Integrating Migrants in Cities: challenges and opportunities
Organized in the context of the Ninth Session of the World Urban Forum, this event brings together various stakeholders to emphasize the importance of a holistic, intersectoral, and collaborative approach to integrating migrants in cities. It could not come at a more critical moment. According to the United Nations Refugee Agency (UNHCR), an estimated 65.3 million people are now either an asylum-seeker, internally displaced or a refugee, and every minute 24 people are displaced from their home.
The event has four foci:
1. Migrants’ challenges in urban centers. UNESCO will present data from recent research, such as migrant surveys and policy briefs, on migration in Southeast Asia, India, and Southern Africa.

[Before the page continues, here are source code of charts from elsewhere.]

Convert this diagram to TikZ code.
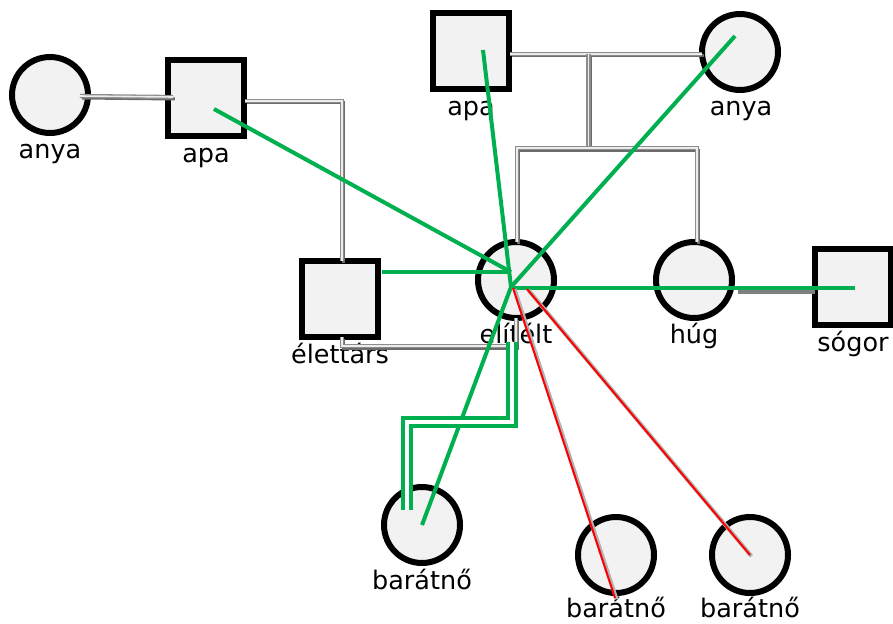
\documentclass[tikz,border=0pt]{standalone}
\usepackage{fontspec}
\setmainfont{DejaVu Sans}
\usetikzlibrary{calc}
\definecolor{fillg}{HTML}{F2F2F2}
\definecolor{grn}{HTML}{00B050}
\tikzset{
  person/.style={draw=black, line width=6pt, fill=fillg, inner sep=0pt, minimum size=76pt},
  fem/.style={person, circle},
  mal/.style={person, rectangle},
  lbl/.style={anchor=base, inner sep=0pt, font=\fontsize{25.5}{30}\selectfont},
  rel/.style={draw=gray!90, line width=1.3pt, double=gray!15, double distance=1.6pt,
    preaction={draw=gray!85!black, line width=3pt, transform canvas={shift={(1.8pt,-2pt)}}}},
  relthick/.style={draw=gray, line width=5pt},
  tie/.style={draw=grn, line width=4pt},
  tiedouble/.style={draw=grn, line width=4pt, double=white, double distance=4pt},
  bad/.style={draw=red, line width=2pt,
    preaction={draw=gray!60, line width=4pt, transform canvas={shift={(1.5pt,-1.2pt)}}}},
}
\begin{document}
\begin{tikzpicture}[x=1pt,y=-1pt]
\useasboundingbox (0,0) rectangle (893,623);
% nodes
\node[fem] (anyaL) at (50,95) {};
\node[mal] (apaL) at (206,98) {};
\node[mal] (apaT) at (471,51) {};
\node[fem] (anyaT) at (740,52) {};
\node[mal] (elet) at (340,299) {};
\node[fem] (eli) at (516,280) {};
\node[fem] (hug) at (694,280) {};
\node[mal] (sogor) at (853,287) {};
\node[fem] (b1) at (422,525) {};
\node[fem] (b2) at (616,555) {};
\node[fem] (b3) at (750,555) {};
% labels
\node[lbl] (lanyaL) at (50,158) {anya};
\node[lbl] (lapaL) at (206,162) {apa};
\node[lbl] (lapaT) at (471,115) {apa};
\node[lbl] (lanyaT) at (741,115) {anya};
\node[lbl] (lelet) at (340,363) {élettárs};
\node[lbl] (leli) at (516,343) {elítélt};
\node[lbl] (lhug) at (694,343) {húg};
\node[lbl] (lsogor) at (853,351) {sógor};
\node[lbl] (lb1) at (422,589) {barátnő};
\node[lbl] (lb2) at (616,617) {barátnő};
\node[lbl] (lb3) at (750,617) {barátnő};
% gray family connectors
\draw[rel] ($(anyaL.center)+(30,1)$) -- ($(apaL.center)+(-33,-1)$);
\draw[rel] ($(apaL.center)+(39,3)$) -| ($(elet.center)+(2,-38)$);
\draw[rel] ($(elet.center)+(2,38)$) |- ($(eli.center)+(0,66)$) -- ($(eli.center)+(0,38)$);
\draw[rel] ($(apaT.center)+(39,3)$) -- ($(anyaT.center)+(-38,2)$);
\coordinate (mid) at ($(apaT.center)!0.5!(anyaT.center)+(-17,3)$);
\draw[rel] (mid) -- ($(mid)+(0,94)$);
\draw[rel] ($(eli.center)+(1,-38)$) |- ($(hug.center)+(3,-132)$) -- ($(hug.center)+(3,-38)$);
\draw[relthick] ($(hug.center)+(44,11)$) -- ($(sogor.center)+(-38,4)$);
% green ties
\coordinate (c) at ($(eli.center)+(-5,7)$);
\draw[tie] ($(apaL.center)+(8,11)$) -- ($(eli.center)+(-5,-8)$);
\draw[tie] ($(apaT.center)+(12,-1)$) -- (c);
\draw[tie] ($(anyaT.center)+(-5,-16)$) -- (c);
\draw[tie] ($(elet.center)+(42,-27)$) -- ($(eli.center)+(-5,-8)$);
\draw[tie] ($(eli.center)+(-3,8)$) -- ($(sogor.center)+(2,1)$);
\draw[tie] (c) -- (b1.center);
\draw[tiedouble] ($(eli.center)+(-4,62)$) -- ($(eli.center)+(-4,142)$) -- ($(b1.center)+(-15,-103)$) -- ($(b1.center)+(-15,-15)$);
% red ties
\draw[bad] ($(eli.center)+(-3,8)$) -- ($(b2.center)+(-1,43)$);
\draw[bad] ($(eli.center)+(11,9)$) -- (b3.center);
\end{tikzpicture}
\end{document}
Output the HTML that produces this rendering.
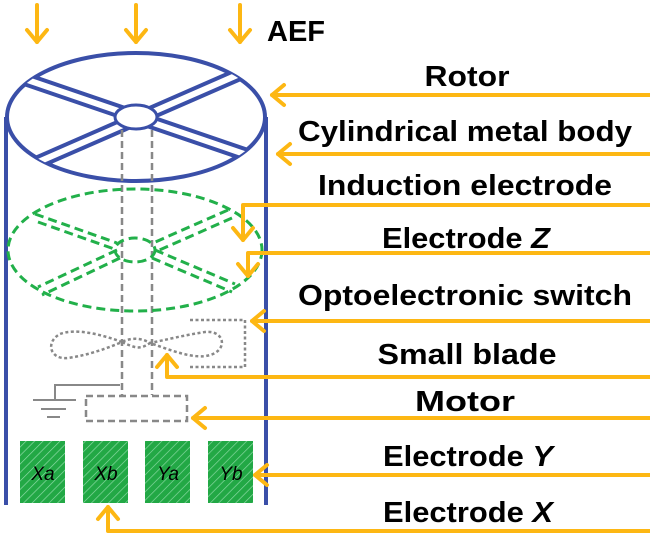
<!DOCTYPE html>
<html><head><meta charset="utf-8"><style>html,body{margin:0;padding:0;background:#fff}svg{display:block}</style></head><body>
<svg width="650" height="538" viewBox="0 0 650 538" xmlns="http://www.w3.org/2000/svg">
<defs>
<clipPath id="ce"><ellipse cx="136" cy="117" rx="129" ry="64"/></clipPath>
<pattern id="hatch" width="6" height="6" patternUnits="userSpaceOnUse" patternTransform="rotate(45)">
<rect width="6" height="6" fill="#22a845"/><line x1="0" y1="0" x2="0" y2="6" stroke="#8fdca8" stroke-width="1.3"/></pattern>
</defs>
<g stroke="#FDB713" stroke-width="4" fill="none" stroke-linecap="round" stroke-linejoin="round">
<line x1="37" y1="5" x2="37" y2="42"/><polyline points="27,30 37,42 47,30"/>
<line x1="136" y1="5" x2="136" y2="42"/><polyline points="126,30 136,42 146,30"/>
<line x1="240" y1="5" x2="240" y2="42"/><polyline points="230,30 240,42 250,30"/>
</g>
<text x="267" y="41" font-family="Liberation Sans, sans-serif" font-weight="bold" font-size="29">AEF</text>
<g stroke="#3a4fa8" stroke-width="4" fill="none">
<line x1="6" y1="117" x2="6" y2="505"/><line x1="266" y1="117" x2="266" y2="505"/>
<ellipse cx="136" cy="117" rx="129" ry="64" fill="#fff"/>
<g clip-path="url(#ce)">
<line x1="10" y1="74" x2="262" y2="160" stroke-width="14"/>
<line x1="10" y1="74" x2="262" y2="160" stroke="#fff" stroke-width="6"/>
<line x1="258" y1="66" x2="20" y2="170" stroke-width="14"/>
<line x1="258" y1="66" x2="20" y2="170" stroke="#fff" stroke-width="6"/>
</g>
<ellipse cx="136" cy="117" rx="21" ry="12" fill="#fff" stroke-width="3"/>
</g>
<g stroke="#888" stroke-width="2.5" fill="none" stroke-dasharray="7,4">
<line x1="122" y1="130" x2="122" y2="395"/><line x1="152" y1="130" x2="152" y2="395"/>
<rect x="86" y="396" width="101" height="25"/>
</g>
<g stroke="#22b04a" stroke-width="3" fill="none" stroke-dasharray="9,5">
<ellipse cx="135" cy="250" rx="127" ry="61"/>
<ellipse cx="135" cy="250" rx="20" ry="12"/>
<line x1="35" y1="214" x2="117" y2="243"/><line x1="38" y1="222" x2="117" y2="250"/>
<line x1="155" y1="250" x2="235" y2="284"/><line x1="152" y1="258" x2="232" y2="292"/>
<line x1="228" y1="210" x2="153" y2="243"/><line x1="232" y1="218" x2="155" y2="252"/>
<line x1="117" y1="250" x2="38" y2="287"/><line x1="120" y1="258" x2="42" y2="295"/>
</g>
<g stroke="#888" stroke-width="2.5" fill="none" stroke-dasharray="3,2.5">
<path d="M122,342 C100,334 75,328 60,334 C45,342 50,360 68,358 C90,355 110,347 122,342 C135,348 140,350 150,343 C170,350 195,360 210,355 C228,350 225,330 205,332 C185,335 165,340 150,343 C140,337 130,338 122,342Z"/>
<polyline points="190,320 245,320 245,367 190,367"/>
</g>
<g stroke="#888" stroke-width="2" fill="none">
<polyline points="120,385 55,385 55,400"/>
<line x1="33" y1="400" x2="76" y2="400"/><line x1="41" y1="409" x2="66" y2="409"/><line x1="47" y1="417" x2="60" y2="417"/>
</g>
<g fill="url(#hatch)">
<rect x="20" y="441" width="45" height="62"/><rect x="83" y="441" width="45" height="62"/>
<rect x="145" y="441" width="45" height="62"/><rect x="208" y="441" width="45" height="62"/>
</g>
<g font-family="Liberation Sans, sans-serif" font-style="italic" font-size="19" text-anchor="middle" fill="#000">
<text x="43" y="480">Xa</text><text x="106" y="480">Xb</text><text x="168" y="480">Ya</text><text x="231" y="480">Yb</text>
</g>
<g stroke="#FDB713" stroke-width="4" fill="none" stroke-linecap="round" stroke-linejoin="round">
<line x1="650" y1="95" x2="272" y2="95"/><polyline points="284,85 272,95 284,105"/>
<line x1="650" y1="154" x2="278" y2="154"/><polyline points="290,144 278,154 290,164"/>
<polyline points="650,205 243,205 243,240"/><polyline points="233,228 243,240 253,228"/>
<polyline points="650,253 248,253 248,276"/><polyline points="238,264 248,276 258,264"/>
<line x1="650" y1="321" x2="252" y2="321"/><polyline points="264,311 252,321 264,331"/>
<polyline points="650,377 167,377 167,355"/><polyline points="157,367 167,355 177,367"/>
<line x1="650" y1="418" x2="193" y2="418"/><polyline points="205,408 193,418 205,428"/>
<line x1="650" y1="475" x2="255" y2="475"/><polyline points="267,465 255,475 267,485"/>
<polyline points="650,531 108,531 108,507"/><polyline points="98,519 108,507 118,519"/>
</g>
<g font-family="Liberation Sans, sans-serif" font-weight="bold" font-size="29" text-anchor="middle" fill="#000">
<text x="467" y="86" textLength="85" lengthAdjust="spacingAndGlyphs">Rotor</text>
<text x="465" y="141" textLength="334" lengthAdjust="spacingAndGlyphs">Cylindrical metal body</text>
<text x="465" y="195" textLength="294" lengthAdjust="spacingAndGlyphs">Induction electrode</text>
<text x="466" y="248" textLength="168" lengthAdjust="spacingAndGlyphs">Electrode <tspan font-style="italic">Z</tspan></text>
<text x="465" y="305" textLength="334" lengthAdjust="spacingAndGlyphs">Optoelectronic switch</text>
<text x="467" y="364" textLength="179" lengthAdjust="spacingAndGlyphs">Small blade</text>
<text x="465" y="411" textLength="100" lengthAdjust="spacingAndGlyphs">Motor</text>
<text x="468" y="466" textLength="170" lengthAdjust="spacingAndGlyphs">Electrode <tspan font-style="italic">Y</tspan></text>
<text x="468" y="522" textLength="170" lengthAdjust="spacingAndGlyphs">Electrode <tspan font-style="italic">X</tspan></text>
</g>
</svg>
</body></html>
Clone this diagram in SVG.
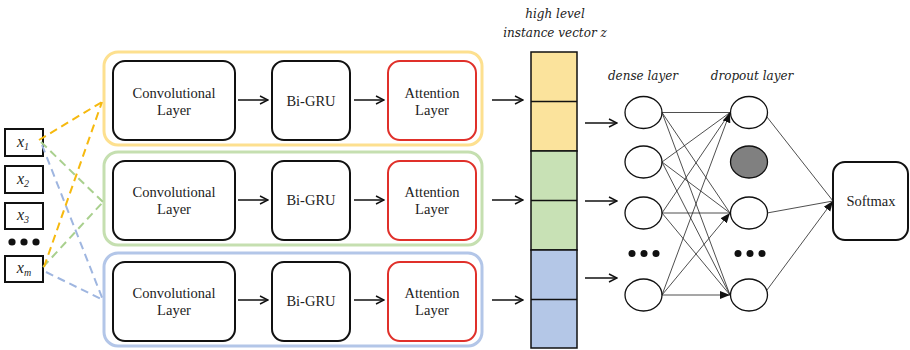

2. Highlighting interlinkages between migration and intangible cultural heritage (ICH) – migration’s impact on ICH, and ICH’s role in building resilient migrant communities.
3. Highlighting the potential of migration to spur sustainable economic growth.
4. The sharing of case studies of successful responses to migration, such as cities’ implementation of migrant-inclusive policies.
Learning to live together sustainably in cities is one of the most important challenges of our time. Cities can provide opportunities unavailable elsewhere, but can also be harsh and unforgiving environments where the sustainability of lifestyles, production, employment and civil peace can be stretched to the limit. As places where individuals, families, and communities exist within multiple and shifting relationships of interdependence, cities are a testing ground of our capacity to live together.
Migration’s role in this context is fundamental: in its internal and international guises, it is radically transforming cities worldwide. A major driver of urbanization, migration creates potential for vast economic growth and is a key tool of sustainable development, yet governments face problems tackling rising inequality, ensuring migrants’ access to basic services, and protecting them from discrimination, exploitation and abuse. Failure to grapple with these challenges means that the developmental potential of migration remains unrealized.